Only if you find a used unit at a deep discount and you’re certain you’ll never need 4K input, more than two layers, or zero-frame latency. For new-in-box, the price gap to the Pro is too small.
2. How many pixels can the VX400 Pro drive?
2.6 million pixels — same as the VX400. Maximum 10,240 × 8,192 pixels across four Gigabit Ethernet ports. If your screen exceeds this, you need a VX600 Pro or higher.
3. Can the VX400 Pro handle a 4K camera feed?
Yes. HDMI 2.0 accepts up to 4096×2160@60Hz, and the 3G-SDI input handles broadcast cameras with loop-out. For live IMAG, route the camera through ByPass mode for zero-frame output.
4. What's the difference between VX400 Pro and VX600 Pro?
The VX600 Pro adds 3.9 million pixel capacity, six Ethernet ports, and Genlock. Everything else — 4K input, six layers, 256 presets, USB playback, zero-frame ByPass — is identical. If your screen fits within 2.6M pixels and you don’t need Genlock, the VX400 Pro gives you the same processing engine for less.
5. Does the VX400 Pro support HDR?
No native HDR processing. HDR output requires compatible NovaStar receiver cards (A-series) at the panel level.
6. What software controls the VX400 Pro?
Four options: front-panel knob and LCD, NovaLCT (Windows/Mac desktop), Unico (browser-based), and the ViCP mobile app (iOS/Android).
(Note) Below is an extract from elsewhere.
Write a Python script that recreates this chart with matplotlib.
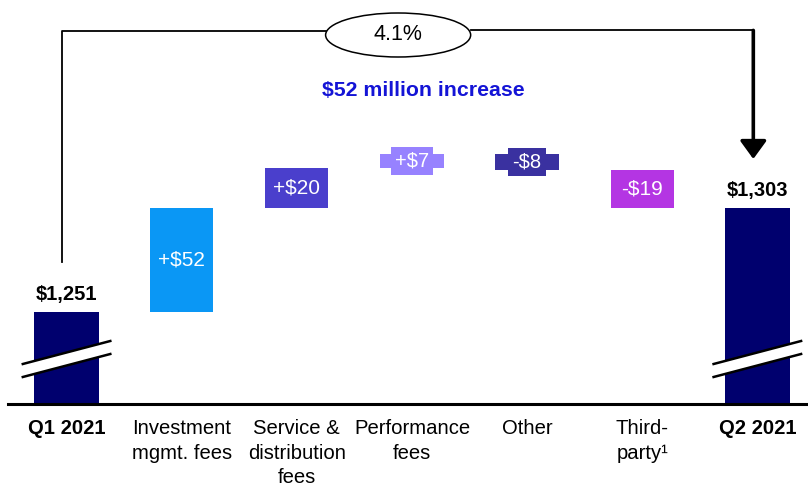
import matplotlib
matplotlib.use("Agg")
import matplotlib.pyplot as plt
from matplotlib.patches import Ellipse, Polygon

plt.rcParams['font.family'] = ['Liberation Sans', 'DejaVu Sans']

# -----------------------------
# Data
# -----------------------------
categories = ["Q1 2021", "Investment\nmgmt. fees", "Service &\ndistribution\nfees",
              "Performance\nfees", "Other", "Third-\nparty\u00b9", "Q2 2021"]
start_value = 1251
end_value = 1303
changes = [52, 20, 7, -8, -19]
change_labels = ["+$52", "+$20", "+$7", "-$8", "-$19"]
change_colors = ["#0A97F5", "#4A3FCC", "#9782FF", "#3A31A0", "#B435E3"]
total_color = "#00006E"
pct_label = "4.1%"
headline = "$52 million increase"

base = 1204.5
width = 0.55

# -----------------------------
# Figure
# -----------------------------
fig = plt.figure(figsize=(8.08, 4.88), dpi=100)
ax = fig.add_axes([0, 83 / 488, 1, 405 / 488])
ax.set_xlim(-0.578, 6.44)
ax.set_ylim(base, base + 405 / 2)
for s in ax.spines.values():
    s.set_visible(False)
ax.set_yticks([])

# totals
x_last = len(categories) - 1
ax.bar(0, start_value - base, bottom=base, width=0.565, color=total_color)
ax.bar(x_last, end_value - base, bottom=base, width=0.565, color=total_color)

# changes
level = start_value
for i, (c, lab, col) in enumerate(zip(changes, change_labels, change_colors), start=1):
    ax.bar(i, c, bottom=level, width=width, color=col)
    mid = level + c / 2
    if abs(c) < 10:
        ax.text(i, mid, lab, ha="center", va="center", color="white", fontsize=14.5,
                bbox=dict(boxstyle="square,pad=0.2", fc=col, ec="none"))
    else:
        ax.text(i, mid, lab, ha="center", va="center", color="white", fontsize=15)
    level += c

# total labels
for x, v in [(0, start_value), (x_last, end_value)]:
    ax.annotate(f"${v:,}", (x, v), xytext=(0, 6), textcoords="offset points",
                ha="center", va="bottom", fontsize=14.5, fontweight="bold")

# break marks
for x in [0, x_last]:
    x0, x1 = x - 0.38, x + 0.38
    y0, y1 = base + 20.5, base + 32
    gap = 6.5
    band = Polygon([[x0, y0], [x1, y1], [x1, y1 - gap], [x0, y0 - gap]],
                   closed=True, fc="white", ec="none", zorder=3)
    ax.add_patch(band)
    ax.plot([x0, x1], [y0, y1], color="black", lw=1.8, zorder=4)
    ax.plot([x0, x1], [y0 - gap, y1 - gap], color="black", lw=1.8, zorder=4)

# baseline
ax.plot([-0.508, 6.44], [base + 0.3, base + 0.3], color="black", lw=2.2, clip_on=False, zorder=5)

# category labels
ax.set_xticks(range(len(categories)))
ax.set_xticklabels(categories, fontsize=14.6, linespacing=1.38)
ax.tick_params(axis="x", length=0, pad=10)
for t in (ax.get_xticklabels()[0], ax.get_xticklabels()[-1]):
    t.set_fontweight("bold")

# bracket with growth ellipse
top_y = 1391
ex, ey, ew, eh = 2.88, 1389.5, 1.26, 22
left_x = -0.04
right_x = 5.965
ax.plot([left_x, left_x, ex - ew / 2], [start_value + 25, top_y + 0.5, top_y + 0.5],
        color="black", lw=1.3)
ax.plot([ex + ew / 2, right_x], [top_y + 0.8, top_y + 0.8], color="black", lw=1.3)
ax.annotate("", xy=(right_x, end_value + 24.5), xytext=(right_x, top_y + 0.8),
            arrowprops=dict(arrowstyle="-|>,head_length=0.55,head_width=0.4",
                            mutation_scale=20, lw=2.6, color="black",
                            shrinkA=0, shrinkB=0))
ax.add_patch(Ellipse((ex, ey), ew, eh, fc="white", ec="black", lw=1.1, zorder=5))
ax.text(ex, ey, pct_label, ha="center", va="center", fontsize=15.5, zorder=6)

ax.text(3.097, 1362, headline, ha="center", va="center", fontsize=15.3,
        fontweight="bold", color="#1414D6")

fig.savefig("out.png", dpi=100)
The VX400 is limited to front panel, NovaLCT, and the older V-Can interface.
7. Can I use a VX400 as a backup to a VX400 Pro?
Yes, with limitations. The VX400 can’t take over 4K HDMI 2.0 or USB sources if the Pro fails. For full redundancy, pair two VX400 Pro units.
9. Conclusion
The VX400 Pro is one of those rare product updates where the manufacturer added features across the board and barely touched the price — 4K input, six layers, zero-frame latency, 256 presets, USB playback, and a modern control ecosystem for roughly the cost of a decent road case.
If you’re buying new: get the Pro. If you already own a VX400 and it’s working: keep it. If you own a VX400 and you’re hitting limits: the upgrade is a no-brainer at current pricing. And if your LED screen exceeds 2.6 million pixels: you’re looking at the VX600 Pro or beyond.